:: Source excerpt ::
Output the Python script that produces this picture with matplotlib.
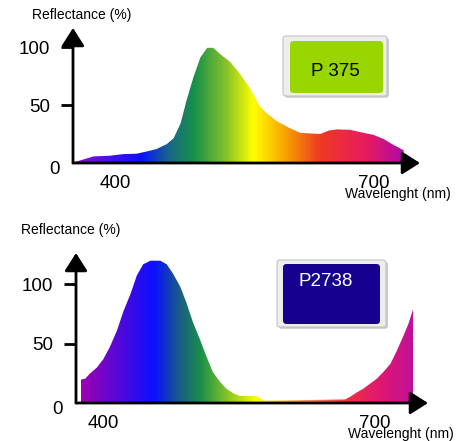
import numpy as np
import matplotlib
matplotlib.use('Agg')
import matplotlib.pyplot as plt
from matplotlib.colors import LinearSegmentedColormap
from matplotlib.patches import Polygon, FancyBboxPatch
from matplotlib.transforms import ScaledTranslation

plt.rcParams['font.family'] = ['Liberation Sans', 'DejaVu Sans']

# P 375 reflectance spectrum (wavelength nm, reflectance %)
wl_p375 = [352, 363, 375, 394, 410, 425, 437, 448, 460, 468, 476, 483, 491,
           499, 507, 514, 522, 534, 545, 557, 568, 576, 588, 603, 615, 638,
           648, 658, 673, 685, 700, 712, 723, 735]
refl_p375 = [0.6, 3, 5.7, 6.3, 7.7, 8, 10, 12, 16.3, 21.4, 34, 54, 74,
             91, 99.4, 99.4, 94, 87, 77, 64, 49, 43, 36, 30, 26, 25,
             28, 29, 28.6, 26.6, 24.3, 20.6, 15.7, 11]

# P2738 reflectance spectrum
wl_p2738 = [375, 380, 385, 393, 400, 407, 415, 422, 430, 437, 444, 452, 463,
            470, 477, 485, 492, 499, 507, 514, 521, 529, 536, 544, 551, 569,
            578, 667, 672, 680, 687, 694, 702, 709, 717, 724, 731, 737, 742]
refl_p2738 = [19.7, 20.5, 24.7, 30, 37, 47, 61, 77, 92, 107.6, 117, 120, 120,
              117, 109, 98, 84, 68, 53, 39, 26, 17.7, 12, 8, 6, 6,
              2, 3, 5, 9, 12, 16, 20.5, 26, 33, 44, 56, 67, 79]

labels = ['P 375', 'P2738']
yticks = [0, 50, 100]
xticks = [400, 700]

# spectrum colour stops (nm, colour) for each panel
stops_p375 = [(352, '#8c10c8'), (429, '#0a10ff'), (464, '#1a6a80'), (491, '#15904a'),
              (530, '#8cc428'), (560, '#ffff00'), (595, '#f8a800'), (638, '#ee3a22'),
              (692, '#e81a60'), (735, '#b00aa8')]
stops_p2738 = [(375, '#a000b0'), (455, '#0a10ff'), (485, '#1a6080'), (507, '#1a904a'),
               (543, '#a0d020'), (569, '#ffff00'), (617, '#f8a060'), (669, '#ee3040'),
               (705, '#e01870'), (742, '#c0109a')]


def px2fig(x, y):
    return x / 467.0, 1 - y / 441.0


def draw_panel(ax, wl, refl, stops, xlim, ylim):
    for s in ax.spines.values():
        s.set_visible(False)

    g0, g1 = stops[0][0], stops[-1][0]
    cmap = LinearSegmentedColormap.from_list(
        'spec', [((n - g0) / (g1 - g0), c) for n, c in stops])
    grad = np.linspace(0, 1, 512).reshape(1, -1)
    im = ax.imshow(grad, extent=[g0, g1, 0, max(refl) + 1], aspect='auto',
                   cmap=cmap, origin='lower', zorder=1)
    verts = [(wl[0], 0)] + list(zip(wl, refl)) + [(wl[-1], 0)]
    poly = Polygon(verts, closed=True, facecolor='none', edgecolor='none')
    ax.add_patch(poly)
    im.set_clip_path(poly)
    ax.set_xlim(xlim)
    ax.set_ylim(ylim)

    # axes with arrow heads
    arrow = dict(arrowstyle='-|>,head_length=0.55,head_width=0.35', color='k',
                 lw=2, mutation_scale=20, shrinkA=0, shrinkB=0)
    ax.annotate('', xy=(0, 1), xytext=(0, 0), xycoords='axes fraction',
                arrowprops=arrow, zorder=3)
    ax.annotate('', xy=(1, 0), xytext=(0, 0), xycoords='axes fraction',
                arrowprops=arrow, zorder=3)

    ax.set_yticks(yticks)
    ax.set_yticklabels([str(v) for v in yticks], fontsize=13.5)
    ax.tick_params(axis='y', length=8.5, width=2, pad=8)
    ax.yaxis.get_major_ticks()[0].tick1line.set_visible(False)
    # the "0" sits closer to the axis and a bit lower
    zero = ax.get_yticklabels()[0]
    zero.set_transform(zero.get_transform() +
                       ScaledTranslation(7 / 72, -3 / 72, fig.dpi_scale_trans))
    ax.set_xticks(xticks)
    ax.set_xticklabels([str(v) for v in xticks], fontsize=13.5)
    ax.tick_params(axis='x', length=0, pad=9)


fig = plt.figure(figsize=(4.67, 4.41), dpi=100)

# top panel: axes box in pixels left=73, right=420, top=28, bottom=163
l, b = px2fig(73, 163)
r, t = px2fig(420, 28)
ax1 = fig.add_axes([l, b, r - l, t - b])
draw_panel(ax1, wl_p375, refl_p375, stops_p375, (351.2, 754), (0, 116.5))

# bottom panel: left=76, right=428, top=253, bottom=403
l, b = px2fig(76, 403)
r, t = px2fig(428, 253)
ax2 = fig.add_axes([l, b, r - l, t - b])
draw_panel(ax2, wl_p2738, refl_p2738, stops_p2738, (369.8, 758.5), (0, 126.5))

# axis titles
fig.text(*px2fig(32, 15), 'Reflectance (%)', fontsize=10, ha='left', va='center')
fig.text(*px2fig(398, 194), 'Wavelenght (nm)', fontsize=10, ha='center', va='center')
fig.text(*px2fig(21, 230), 'Reflectance (%)', fontsize=10, ha='left', va='center')
fig.text(*px2fig(401, 434), 'Wavelenght (nm)', fontsize=10, ha='center', va='center')


def label_box(outer, inner, face, text, tcol, tpos):
    ox0, oy0, ox1, oy1 = outer
    x0, y0 = px2fig(ox0, oy1)
    x1, y1 = px2fig(ox1, oy0)
    # soft shadow + bevel frame
    fig.add_artist(FancyBboxPatch((x0 + 0.004, y0 - 0.004), x1 - x0, y1 - y0,
                                  boxstyle='round,pad=0,rounding_size=0.006',
                                  transform=fig.transFigure, facecolor='#c8c8c8',
                                  edgecolor='none'))
    fig.add_artist(FancyBboxPatch((x0, y0), x1 - x0, y1 - y0,
                                  boxstyle='round,pad=0,rounding_size=0.006',
                                  transform=fig.transFigure, facecolor='#eeeeee',
                                  edgecolor='#c4c4c4', lw=0.8))
    ix0, iy0, ix1, iy1 = inner
    x0, y0 = px2fig(ix0, iy1)
    x1, y1 = px2fig(ix1, iy0)
    fig.add_artist(FancyBboxPatch((x0, y0), x1 - x0, y1 - y0,
                                  boxstyle='round,pad=0,rounding_size=0.008',
                                  transform=fig.transFigure, facecolor=face,
                                  edgecolor='none'))
    fig.text(*px2fig(*tpos), text, fontsize=13.5, color=tcol,
             ha='center', va='center')


label_box((283, 36, 387, 96), (290, 41, 383, 93), '#99d600', labels[0], 'black', (335, 72))
label_box((277, 260, 386, 327), (283, 264, 380, 324), '#15008f', labels[1], 'white', (326, 281))

fig.savefig('out.png', dpi=100)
:::
__Work required__
Restate the data above word for word. Skip every picture.

__Output of the task__
Output the Python script that produces this picture with matplotlib.
import numpy as np
import matplotlib
matplotlib.use('Agg')
import matplotlib.pyplot as plt
from matplotlib.colors import LinearSegmentedColormap
from matplotlib.patches import Polygon, FancyBboxPatch
from matplotlib.transforms import ScaledTranslation

plt.rcParams['font.family'] = ['Liberation Sans', 'DejaVu Sans']

# P 375 reflectance spectrum (wavelength nm, reflectance %)
wl_p375 = [352, 363, 375, 394, 410, 425, 437, 448, 460, 468, 476, 483, 491,
           499, 507, 514, 522, 534, 545, 557, 568, 576, 588, 603, 615, 638,
           648, 658, 673, 685, 700, 712, 723, 735]
refl_p375 = [0.6, 3, 5.7, 6.3, 7.7, 8, 10, 12, 16.3, 21.4, 34, 54, 74,
             91, 99.4, 99.4, 94, 87, 77, 64, 49, 43, 36, 30, 26, 25,
             28, 29, 28.6, 26.6, 24.3, 20.6, 15.7, 11]

# P2738 reflectance spectrum
wl_p2738 = [375, 380, 385, 393, 400, 407, 415, 422, 430, 437, 444, 452, 463,
            470, 477, 485, 492, 499, 507, 514, 521, 529, 536, 544, 551, 569,
            578, 667, 672, 680, 687, 694, 702, 709, 717, 724, 731, 737, 742]
refl_p2738 = [19.7, 20.5, 24.7, 30, 37, 47, 61, 77, 92, 107.6, 117, 120, 120,
              117, 109, 98, 84, 68, 53, 39, 26, 17.7, 12, 8, 6, 6,
              2, 3, 5, 9, 12, 16, 20.5, 26, 33, 44, 56, 67, 79]

labels = ['P 375', 'P2738']
yticks = [0, 50, 100]
xticks = [400, 700]

# spectrum colour stops (nm, colour) for each panel
stops_p375 = [(352, '#8c10c8'), (429, '#0a10ff'), (464, '#1a6a80'), (491, '#15904a'),
              (530, '#8cc428'), (560, '#ffff00'), (595, '#f8a800'), (638, '#ee3a22'),
              (692, '#e81a60'), (735, '#b00aa8')]
stops_p2738 = [(375, '#a000b0'), (455, '#0a10ff'), (485, '#1a6080'), (507, '#1a904a'),
               (543, '#a0d020'), (569, '#ffff00'), (617, '#f8a060'), (669, '#ee3040'),
               (705, '#e01870'), (742, '#c0109a')]


def px2fig(x, y):
    return x / 467.0, 1 - y / 441.0


def draw_panel(ax, wl, refl, stops, xlim, ylim):
    for s in ax.spines.values():
        s.set_visible(False)

    g0, g1 = stops[0][0], stops[-1][0]
    cmap = LinearSegmentedColormap.from_list(
        'spec', [((n - g0) / (g1 - g0), c) for n, c in stops])
    grad = np.linspace(0, 1, 512).reshape(1, -1)
    im = ax.imshow(grad, extent=[g0, g1, 0, max(refl) + 1], aspect='auto',
                   cmap=cmap, origin='lower', zorder=1)
    verts = [(wl[0], 0)] + list(zip(wl, refl)) + [(wl[-1], 0)]
    poly = Polygon(verts, closed=True, facecolor='none', edgecolor='none')
    ax.add_patch(poly)
    im.set_clip_path(poly)
    ax.set_xlim(xlim)
    ax.set_ylim(ylim)

    # axes with arrow heads
    arrow = dict(arrowstyle='-|>,head_length=0.55,head_width=0.35', color='k',
                 lw=2, mutation_scale=20, shrinkA=0, shrinkB=0)
    ax.annotate('', xy=(0, 1), xytext=(0, 0), xycoords='axes fraction',
                arrowprops=arrow, zorder=3)
    ax.annotate('', xy=(1, 0), xytext=(0, 0), xycoords='axes fraction',
                arrowprops=arrow, zorder=3)

    ax.set_yticks(yticks)
    ax.set_yticklabels([str(v) for v in yticks], fontsize=13.5)
    ax.tick_params(axis='y', length=8.5, width=2, pad=8)
    ax.yaxis.get_major_ticks()[0].tick1line.set_visible(False)
    # the "0" sits closer to the axis and a bit lower
    zero = ax.get_yticklabels()[0]
    zero.set_transform(zero.get_transform() +
                       ScaledTranslation(7 / 72, -3 / 72, fig.dpi_scale_trans))
    ax.set_xticks(xticks)
    ax.set_xticklabels([str(v) for v in xticks], fontsize=13.5)
    ax.tick_params(axis='x', length=0, pad=9)


fig = plt.figure(figsize=(4.67, 4.41), dpi=100)

# top panel: axes box in pixels left=73, right=420, top=28, bottom=163
l, b = px2fig(73, 163)
r, t = px2fig(420, 28)
ax1 = fig.add_axes([l, b, r - l, t - b])
draw_panel(ax1, wl_p375, refl_p375, stops_p375, (351.2, 754), (0, 116.5))

# bottom panel: left=76, right=428, top=253, bottom=403
l, b = px2fig(76, 403)
r, t = px2fig(428, 253)
ax2 = fig.add_axes([l, b, r - l, t - b])
draw_panel(ax2, wl_p2738, refl_p2738, stops_p2738, (369.8, 758.5), (0, 126.5))

# axis titles
fig.text(*px2fig(32, 15), 'Reflectance (%)', fontsize=10, ha='left', va='center')
fig.text(*px2fig(398, 194), 'Wavelenght (nm)', fontsize=10, ha='center', va='center')
fig.text(*px2fig(21, 230), 'Reflectance (%)', fontsize=10, ha='left', va='center')
fig.text(*px2fig(401, 434), 'Wavelenght (nm)', fontsize=10, ha='center', va='center')


def label_box(outer, inner, face, text, tcol, tpos):
    ox0, oy0, ox1, oy1 = outer
    x0, y0 = px2fig(ox0, oy1)
    x1, y1 = px2fig(ox1, oy0)
    # soft shadow + bevel frame
    fig.add_artist(FancyBboxPatch((x0 + 0.004, y0 - 0.004), x1 - x0, y1 - y0,
                                  boxstyle='round,pad=0,rounding_size=0.006',
                                  transform=fig.transFigure, facecolor='#c8c8c8',
                                  edgecolor='none'))
    fig.add_artist(FancyBboxPatch((x0, y0), x1 - x0, y1 - y0,
                                  boxstyle='round,pad=0,rounding_size=0.006',
                                  transform=fig.transFigure, facecolor='#eeeeee',
                                  edgecolor='#c4c4c4', lw=0.8))
    ix0, iy0, ix1, iy1 = inner
    x0, y0 = px2fig(ix0, iy1)
    x1, y1 = px2fig(ix1, iy0)
    fig.add_artist(FancyBboxPatch((x0, y0), x1 - x0, y1 - y0,
                                  boxstyle='round,pad=0,rounding_size=0.008',
                                  transform=fig.transFigure, facecolor=face,
                                  edgecolor='none'))
    fig.text(*px2fig(*tpos), text, fontsize=13.5, color=tcol,
             ha='center', va='center')


label_box((283, 36, 387, 96), (290, 41, 383, 93), '#99d600', labels[0], 'black', (335, 72))
label_box((277, 260, 386, 327), (283, 264, 380, 324), '#15008f', labels[1], 'white', (326, 281))

fig.savefig('out.png', dpi=100)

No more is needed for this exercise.